Czwartkowe notowania na Wall Street przyniosły spadek cen akcji spółek technologicznych. Reprezentujący je indeks Nasdaq stracił na wartości 3,7%, kończąc sesję na poziomie 3 842,3 pkt. Z kolei indeks S&P500 spadł zaledwie o 0,2%, natomiast Dow Jones wzrósł o 0,7% zamykając się na poziomie 10 586,13 pkt. Obroty były porównywalne z zanotowanymi w środę i wyniosły na głównym parkiecie 1,1 mld akcji. Było to o 21% więcej niż wynosi średnia z ostatnich trzech miesięcy.
Przyczyną spadku akcji cen spółek z sektora IT były obawy o wyniki finansowe kolejnych kwartałów. Obawy te pojawiły się już na początku tygodnia, ale wczorajsza sesja przyniosła dodatkowo oświadczenie przedstawicieli Nokii, z którego wynikało, że wyniki spółki w IIIQ będą niższe niż te wypracowane w poprzednim. Akcje Nokii straciły wczoraj na wartości 25%. Spadkowi towarzyszyły wysokie obroty, które wyniosły 121 mln akcji. W ten sposób Nokia stała się wczoraj najaktywniejszą akcją na Wall Street. Ze względu na spadek ceny akcji Nokii, wczoraj o 8,5% spadły także akcje jej głównego konkurenta, Motoroli.
Kolejnym negatywnym wydarzeniem sesji był spadek akcji Amazon.com, który tym razem wyniósł 13%. Tym samym w skali tego tygodnia akcje spółki spadły już o 24%. Przyczyną wczorajszego i przedwczorajszego spadku cen akcji spółki było wykazanie przychodów za IIQ niższych od oczekiwań. Mniejszym przychodom towarzyszyło podwojenie straty.
Ze względu na pogorszenie nastrojów wokół spółek IT, inwestorzy wczoraj wyraźnie zwrócili się w kierunku akcji spółek z tradycyjnej ekonomii. Głównie ze względu na dobre wyniki IIQ wczoraj o 2,76% wzrosły walory Coca-Coli, o 5,66% Exxona, natomiast o 1,78% Johnson&Johnson.
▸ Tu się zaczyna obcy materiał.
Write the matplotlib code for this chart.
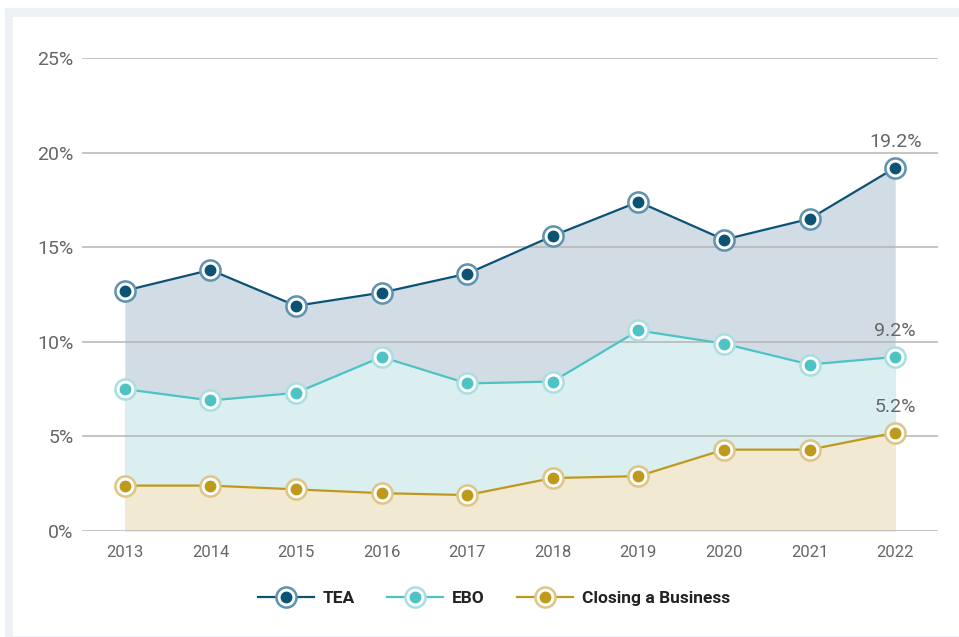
import matplotlib
matplotlib.use("Agg")
import matplotlib.pyplot as plt
from matplotlib.patches import Rectangle
from matplotlib.lines import Line2D
from matplotlib.legend_handler import HandlerTuple

plt.rcParams['font.family'] = ['Roboto', 'DejaVu Sans']

years = [2013, 2014, 2015, 2016, 2017, 2018, 2019, 2020, 2021, 2022]
tea = [12.7, 13.8, 11.9, 12.6, 13.6, 15.6, 17.4, 15.4, 16.5, 19.2]
ebo = [7.5, 6.9, 7.3, 9.2, 7.8, 7.9, 10.6, 9.9, 8.8, 9.2]
closing = [2.4, 2.4, 2.2, 2.0, 1.9, 2.8, 2.9, 4.3, 4.3, 5.2]

series = [
    ("TEA", tea, "#0b5275", "#5e92b0", "#d1dce4"),
    ("EBO", ebo, "#4dc3c5", "#a9dfe1", "#dbeff1"),
    ("Closing a Business", closing, "#bf991c", "#dfc584", "#f2e9d3"),
]

fig = plt.figure(figsize=(9.59, 6.37), dpi=100)
fig.patch.set_facecolor("white")
# grey frame band on left / top / bottom
fig.patches.append(Rectangle((5 / 959, 0), 1, (637 - 8) / 637,
                             transform=fig.transFigure, color="#edf1f5", zorder=-2))
fig.patches.append(Rectangle((13 / 959, 2 / 637), 1, (635 - 17) / 637,
                             transform=fig.transFigure, color="white", zorder=-1))

ax = fig.add_axes([82 / 959, (637 - 531) / 637, (938 - 82) / 959, (531 - 58) / 637])
ax.set_facecolor("none")

for name, vals, c, ring, fill in series:
    ax.fill_between(years, 0, vals, color=fill, lw=0, zorder=1)

for name, vals, c, ring, fill in series:
    ax.plot(years, vals, color=c, lw=1.6, zorder=3)
    ax.plot(years, vals, ls="none", marker="o", ms=14.5, mfc="white", mec=ring, mew=1.8, zorder=4)
    ax.plot(years, vals, ls="none", marker="o", ms=7.5, mfc=c, mec=c, zorder=5)
    ax.annotate(f"{vals[-1]:.1f}%", (years[-1], vals[-1]), xytext=(0, 12),
                textcoords="offset points", ha="center", va="bottom",
                fontsize=14, color="#666666")

ax.set_xlim(2012.5, 2022.5)
ax.set_ylim(0, 25)
ax.set_yticks([0, 5, 10, 15, 20, 25])
ax.set_yticklabels([f"{v}%" for v in [0, 5, 10, 15, 20, 25]])
ax.set_xticks(years)
ax.grid(axis="y", color="#b5b5b5", lw=1.1, zorder=2)
ax.set_axisbelow(False)
for s in ax.spines.values():
    s.set_visible(False)
ax.tick_params(axis="both", length=0, colors="#666666")
ax.tick_params(axis="y", labelsize=14, pad=6)
ax.tick_params(axis="x", labelsize=12, pad=10)

handles = []
for name, vals, c, ring, fill in series:
    h1 = Line2D([], [], color=c, lw=1.6, marker="o", ms=14.5, mfc="white", mec=ring, mew=1.8)
    h2 = Line2D([], [], ls="none", marker="o", ms=7.5, mfc=c, mec=c)
    handles.append((h1, h2))
leg = fig.legend(handles, [s[0] for s in series], loc="center", bbox_to_anchor=(0.515, (637 - 598) / 637),
                 ncol=3, frameon=False, handler_map={tuple: HandlerTuple(ndivide=1)},
                 handlelength=3.2, columnspacing=1.9, handletextpad=0.5,
                 prop={"size": 12.5, "weight": "bold"})
for t in leg.get_texts():
    t.set_color("#222222")

fig.savefig("out.png", dpi=100)
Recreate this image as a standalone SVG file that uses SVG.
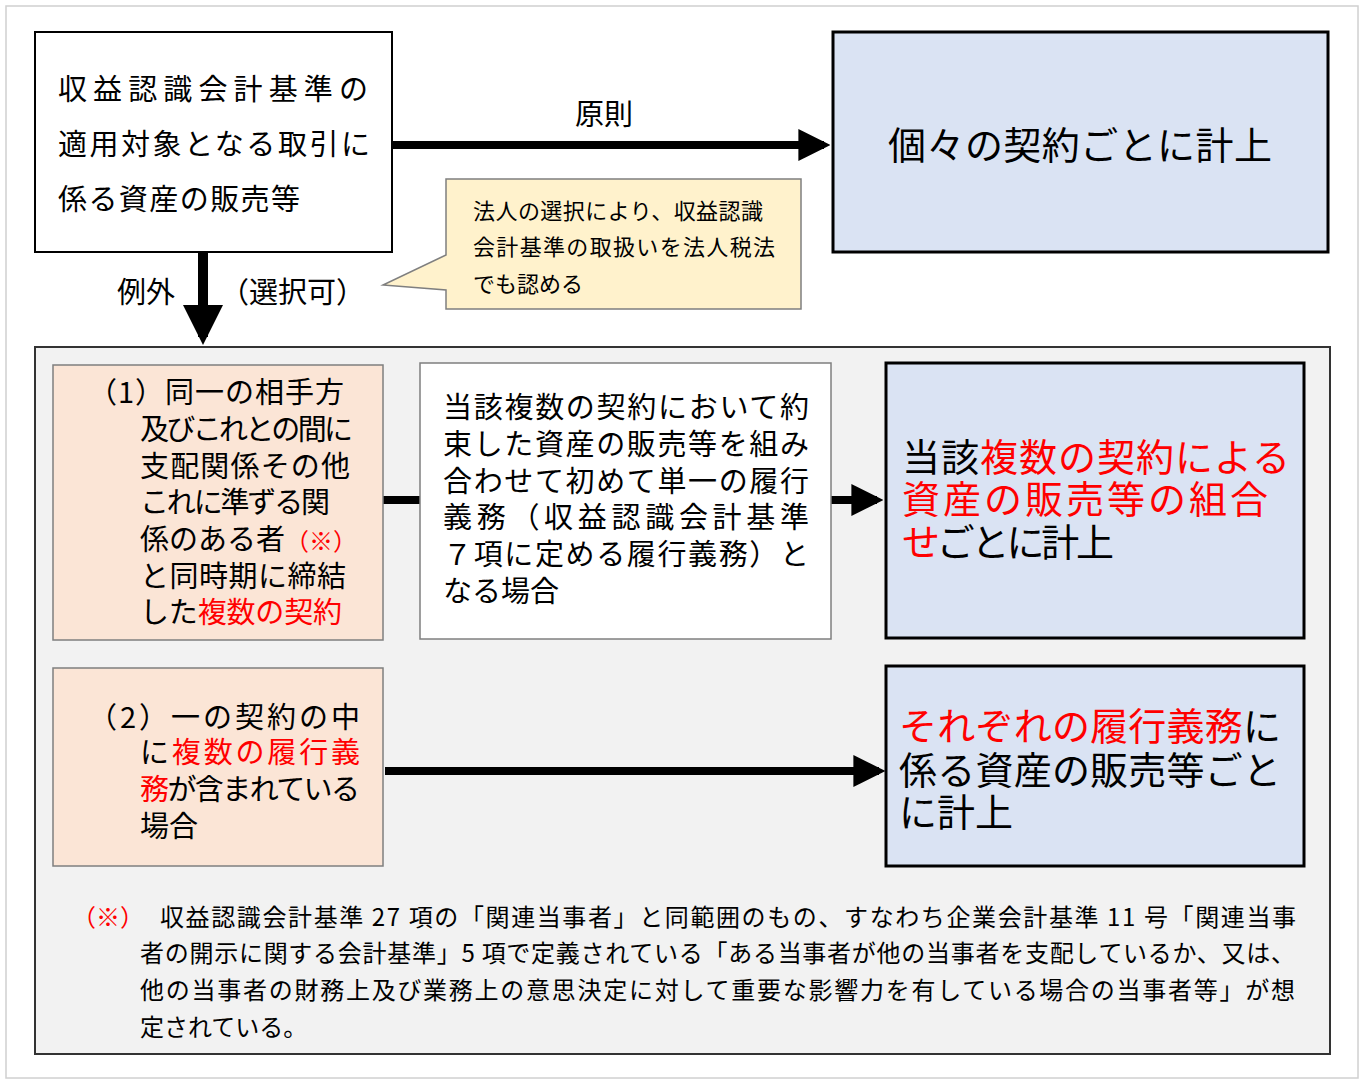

Przed wczorajszą sesją na Wall Street ogłoszono istotne dane makroekonomiczne - wskaźnik kosztów wynagrodzeń za IIQ oraz zamówienia na dobra trwałego użytku w czerwcu. Pierwsza z tych wielkości była zgodna z oczekiwaniami i wskaźnik wzrósł o 1%. Z kolei prognozy dotyczące zamówień na dobra trwałego użytku mówiły o niezmienionym poziomie, podczas gdy faktyczna wielkość wyniosła +10%. Był to najwyższy wzrost miesięczny tego wskaźnika od czerwca 1999r. Ponieważ jednak zamówienia na dobra są generalnie podatne na wahania, a informacją bardziej istotną był wskaźnik kosztów wynagrodzeń, wczorajsze dane nie wpłynęły na nastroje rynkowe. Obecnie wszystko wskazuje więc na to, że inwestorzy będą w dalszym ciągu koncentrować swoją uwagę na wynikach i prognozach na przyszłość.